We turn now to disc 5. Finlandia is brash and despite savagely barking brass and magnificent horns (3.35) it is not a patch on the arterial throb and the dark hues of the Barbirolli version with the Hallé on EMI or for that matter on Horst Stein's 1970s Decca version with the Orchestre de la Suisse Romande. I have revised my views over the last two years; I thought very highly of this Finlandia when first hearing it in 1998. The BSO Valse Triste is new to me, being an absentee from the Berlin Classics box and Sanderling manages this very well indeed - lilting and regretful - just as it should be. Nightride shows what a coach of orchestras Sanderling was with pin-point precision and accurate ensemble. Rhythm and dynamics are just so. The Berglund Swan is recorded in intimidating proximity and the recording cannot handle the intense waves of string sound. The distortion is noticeable as is some tape-ruckle damage at 2.11. En Saga’s finely etched wavelets at the start are done with steely precision and it roars and clamours (with some slight over-saturation) just as well as it whispers and shimmers. It is a pity that the ambience is clipped too close to the end of the piece. The fall into digital silence is too precipitate; a few seconds of analogue hiss would have helped sustain the glimmering magic. A Sanderling Pohjola's Daughter would have been worth having as would an Oceanides and Lemminkainen Legends but these were never made (or were they?). The mesmeric string ostinati superbly look forward to Night Ride and Sunrise. Sanderling’s account of the latter is successful: buzzing with blade-sharp definition and with an impressive depth of recording. Sanderling stands here as the conjurer of clouds and enchanter of winds.
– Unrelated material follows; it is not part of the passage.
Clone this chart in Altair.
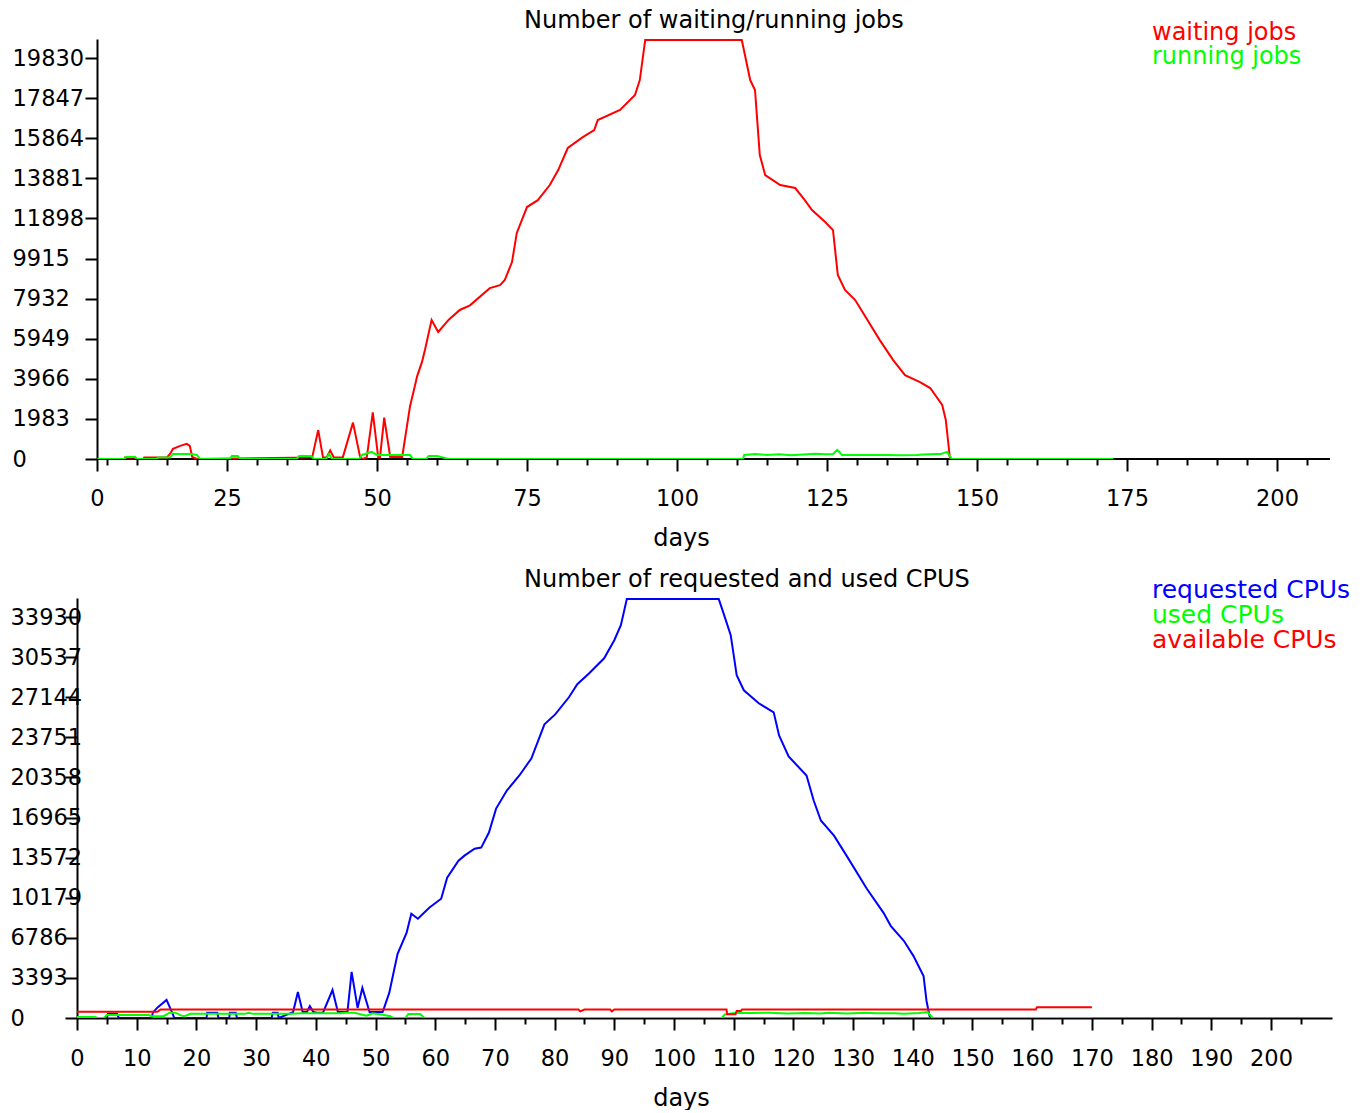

I have made spot comparisons between the Berlin Classics and Brilliant sets. In audio terms there is nothing to choose between them. Both evince magnetic tape origins heard in the bed of light hiss apparent and these recordings benefit from being played at high volume. Berlin Classics now use NoNoise technology but the Sibelius set predates the adoption of this technique. It looks as if Brilliant have taken from EDEL exact digital copies with no further attempt to tinker. Well and good. The Brilliant liner-notes are a straight copy of the Berlin Classics originals by Bernhart Lenort (4/5 and 6/7) and Christiane Krautscheid (1, 2/3 and the tone poems). Even the write-up on Sanderling is exactly as the Berlin Classics edition up to date only as far as 1988. The only difference is that Brilliant's notes are in English only. The more detailed discographical information on the BC set has not been transferred onto the Brilliant Classics set.

Thanks are due to Brilliant for giving these recordings (now a quarter century old) a new lease of life and for preserving the liner notes from the original issue.